The groups pushed from the other end and by mid spring had met
meet in the middle with a completed gutted list, and several
thousand residences ready for repair and occupation.
The gutting task,
as dirty a job as it is, brings a lot of satisfaction to all
participating. Every pile of debris in front of a gutted home is
one life and one household that are closer to back to normal.
The occupation of
almost 5,000 homes could allow as many as 20,000 residences to find
normalcy and economic stability, and return that many New Orleanians
to work, school, and community activities. That is about 5-6% of
the City's posted population!
For many
homeowners, the gutting process is somewhat like a funeral, with
damaged homes once belonging to parents and grandparents. The
hand-to-hand emotional support and encouragement volunteers bring is
as important as the service they provide.
An ever-present
concern is keeping volunteers provided with meaningful and
satisfying work, and plenty of it. One leader lamented, “It had
gotten to the point that we are excited when we find a house …
hooray, someone needs their house gutted.”
Gray’s efforts
with the master list help volunteer groups have a wave of work ahead
of them, to keep spirits high on both sides of the recovery.

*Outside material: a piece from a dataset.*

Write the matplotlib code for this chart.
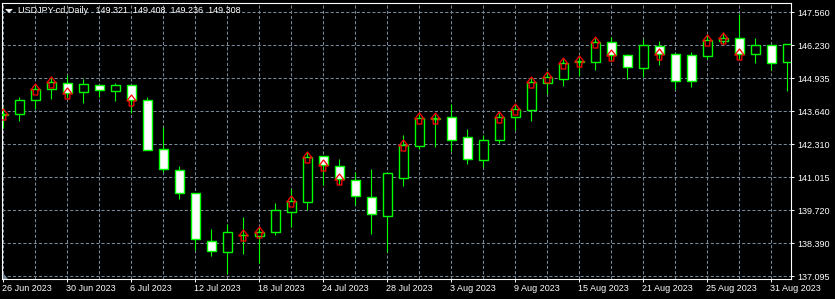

Left, the planning meeting.
Right, "Army Strong Gray"
The groups also
look to the City of New Orleans for a list of other projects when
they outrun their workload.
“They can paint,
landscape parks, whatever. Just let them see that they are
contributing,” Vermilyea said.
One volunteer
questioned how to keep the young workers excited if there was not a
human connection with a house. Volunteers get an emotional lift
from bonding with a face, a personal situation, and a direct
contribution to a family.
“They need to
understand they are helping the neighbor next door, or the
neighborhood as a whole,” answered a second worker.
The volunteer
groups delivered as promised. Debris piles and volunteers
dotted the city landscape for weeks.
Armed with the
list managed by the "Army Strong" MSGT Gray, the company of
volunteers had became a Volunteer Division, with up to 25,000
strong, coached by a Master Sergeant.